**SOURCE DATA:**
— begin —
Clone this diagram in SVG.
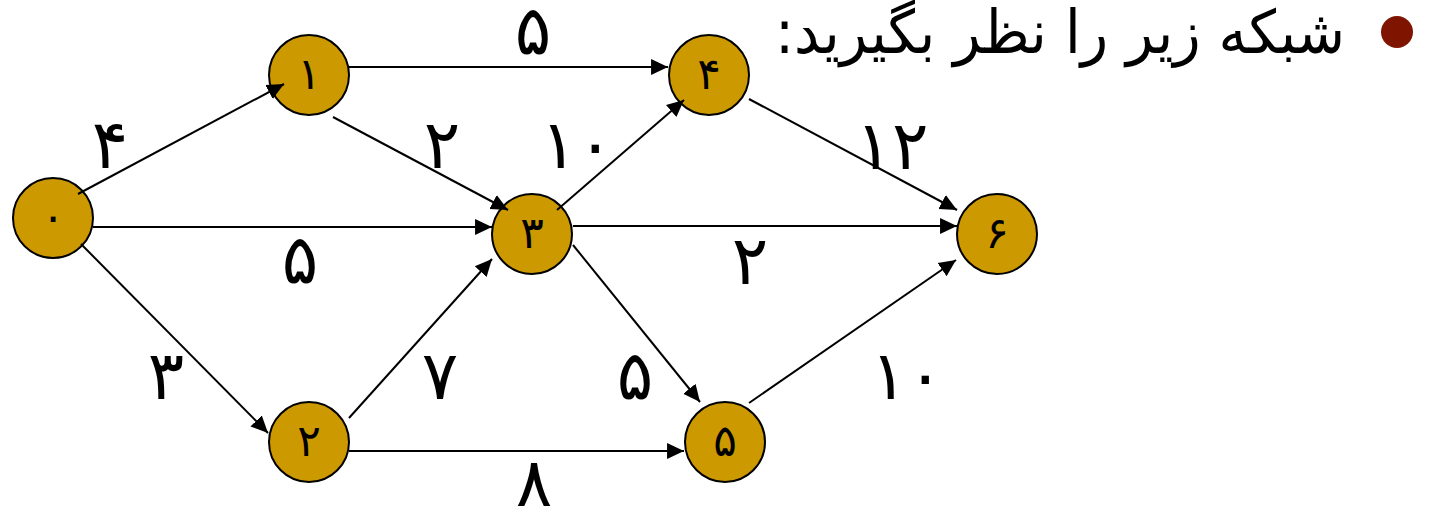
<svg xmlns="http://www.w3.org/2000/svg" width="1431" height="519" viewBox="0 0 1431 519">
<style>
.node circle{fill:#CC9900;stroke:#000;stroke-width:2}
.nl{font-family:"DejaVu Sans",sans-serif;font-size:44px;text-anchor:middle;fill:#000}
.el{font-family:"DejaVu Sans",sans-serif;font-size:68px;text-anchor:middle;fill:#000}
#edges line{stroke:#000;stroke-width:2;marker-end:url(#ah)}
.title{font-family:"DejaVu Sans",sans-serif;font-size:60px;fill:#000}
</style>
<defs>
<marker id="ah" markerUnits="userSpaceOnUse" markerWidth="18" markerHeight="18" viewBox="-16 -8 17 16" refX="0" refY="0" orient="auto">
<path d="M-16,-7.5 L0,0 L-16,7.5 Z" fill="#000"/>
</marker>
</defs>
<rect width="1431" height="519" fill="#fff"/>
<g id="n0" class="node"><circle cx="53" cy="218" r="40"/><text class="nl" x="53" y="232">۰</text></g>
<g id="n1" class="node"><circle cx="309" cy="75" r="40"/><text class="nl" x="309" y="89">۱</text></g>
<g id="n2" class="node"><circle cx="309" cy="442" r="40"/><text class="nl" x="309" y="456">۲</text></g>
<g id="n3" class="node"><circle cx="532" cy="234" r="40"/><text class="nl" x="532" y="248">۳</text></g>
<g id="n4" class="node"><circle cx="709" cy="75" r="40"/><text class="nl" x="709" y="89">۴</text></g>
<g id="n5" class="node"><circle cx="725" cy="442" r="40"/><text class="nl" x="725" y="456">۵</text></g>
<g id="n6" class="node"><circle cx="997" cy="234" r="40"/><text class="nl" x="997" y="248">۶</text></g>
<g id="edges">
<line x1="78" y1="194" x2="284" y2="84"/>
<line x1="93" y1="227" x2="492" y2="227"/>
<line x1="81" y1="244" x2="268" y2="433"/>
<line x1="349" y1="67" x2="668" y2="67"/>
<line x1="333" y1="117" x2="508" y2="210"/>
<line x1="349" y1="418" x2="492" y2="259"/>
<line x1="349" y1="451" x2="684" y2="451"/>
<line x1="557" y1="210" x2="684" y2="100"/>
<line x1="573" y1="226" x2="957" y2="226"/>
<line x1="573" y1="245" x2="700" y2="402"/>
<line x1="749" y1="99" x2="957" y2="210"/>
<line x1="749" y1="403" x2="956" y2="260"/>
</g>
<g id="edge-labels">
<text class="el" x="533" y="54">۵</text>
<text class="el" x="110" y="168">۴</text>
<text class="el" x="442" y="168">۲</text>
<text class="el" x="577" y="168">۱۰</text>
<text class="el" x="892" y="169">۱۲</text>
<text class="el" x="300" y="283">۵</text>
<text class="el" x="750" y="284">۲</text>
<text class="el" x="166" y="399">۳</text>
<text class="el" x="440" y="399">۷</text>
<text class="el" x="635" y="399">۵</text>
<text class="el" x="907" y="399">۱۰</text>
<text class="el" x="534" y="506">۸</text>
</g>
<g id="heading">
<circle cx="1397" cy="32" r="16" fill="#7F1500"/>
<text class="title" x="1345" y="53" direction="rtl" text-anchor="start" textLength="570" lengthAdjust="spacingAndGlyphs">شبکه زیر را نظر بگیرید:</text>
</g>
</svg>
— end —
Make an exact reproduction of the listing above, without any pictures.

Clone this diagram in SVG.
<svg xmlns="http://www.w3.org/2000/svg" width="1431" height="519" viewBox="0 0 1431 519">
<style>
.node circle{fill:#CC9900;stroke:#000;stroke-width:2}
.nl{font-family:"DejaVu Sans",sans-serif;font-size:44px;text-anchor:middle;fill:#000}
.el{font-family:"DejaVu Sans",sans-serif;font-size:68px;text-anchor:middle;fill:#000}
#edges line{stroke:#000;stroke-width:2;marker-end:url(#ah)}
.title{font-family:"DejaVu Sans",sans-serif;font-size:60px;fill:#000}
</style>
<defs>
<marker id="ah" markerUnits="userSpaceOnUse" markerWidth="18" markerHeight="18" viewBox="-16 -8 17 16" refX="0" refY="0" orient="auto">
<path d="M-16,-7.5 L0,0 L-16,7.5 Z" fill="#000"/>
</marker>
</defs>
<rect width="1431" height="519" fill="#fff"/>
<g id="n0" class="node"><circle cx="53" cy="218" r="40"/><text class="nl" x="53" y="232">۰</text></g>
<g id="n1" class="node"><circle cx="309" cy="75" r="40"/><text class="nl" x="309" y="89">۱</text></g>
<g id="n2" class="node"><circle cx="309" cy="442" r="40"/><text class="nl" x="309" y="456">۲</text></g>
<g id="n3" class="node"><circle cx="532" cy="234" r="40"/><text class="nl" x="532" y="248">۳</text></g>
<g id="n4" class="node"><circle cx="709" cy="75" r="40"/><text class="nl" x="709" y="89">۴</text></g>
<g id="n5" class="node"><circle cx="725" cy="442" r="40"/><text class="nl" x="725" y="456">۵</text></g>
<g id="n6" class="node"><circle cx="997" cy="234" r="40"/><text class="nl" x="997" y="248">۶</text></g>
<g id="edges">
<line x1="78" y1="194" x2="284" y2="84"/>
<line x1="93" y1="227" x2="492" y2="227"/>
<line x1="81" y1="244" x2="268" y2="433"/>
<line x1="349" y1="67" x2="668" y2="67"/>
<line x1="333" y1="117" x2="508" y2="210"/>
<line x1="349" y1="418" x2="492" y2="259"/>
<line x1="349" y1="451" x2="684" y2="451"/>
<line x1="557" y1="210" x2="684" y2="100"/>
<line x1="573" y1="226" x2="957" y2="226"/>
<line x1="573" y1="245" x2="700" y2="402"/>
<line x1="749" y1="99" x2="957" y2="210"/>
<line x1="749" y1="403" x2="956" y2="260"/>
</g>
<g id="edge-labels">
<text class="el" x="533" y="54">۵</text>
<text class="el" x="110" y="168">۴</text>
<text class="el" x="442" y="168">۲</text>
<text class="el" x="577" y="168">۱۰</text>
<text class="el" x="892" y="169">۱۲</text>
<text class="el" x="300" y="283">۵</text>
<text class="el" x="750" y="284">۲</text>
<text class="el" x="166" y="399">۳</text>
<text class="el" x="440" y="399">۷</text>
<text class="el" x="635" y="399">۵</text>
<text class="el" x="907" y="399">۱۰</text>
<text class="el" x="534" y="506">۸</text>
</g>
<g id="heading">
<circle cx="1397" cy="32" r="16" fill="#7F1500"/>
<text class="title" x="1345" y="53" direction="rtl" text-anchor="start" textLength="570" lengthAdjust="spacingAndGlyphs">شبکه زیر را نظر بگیرید:</text>
</g>
</svg>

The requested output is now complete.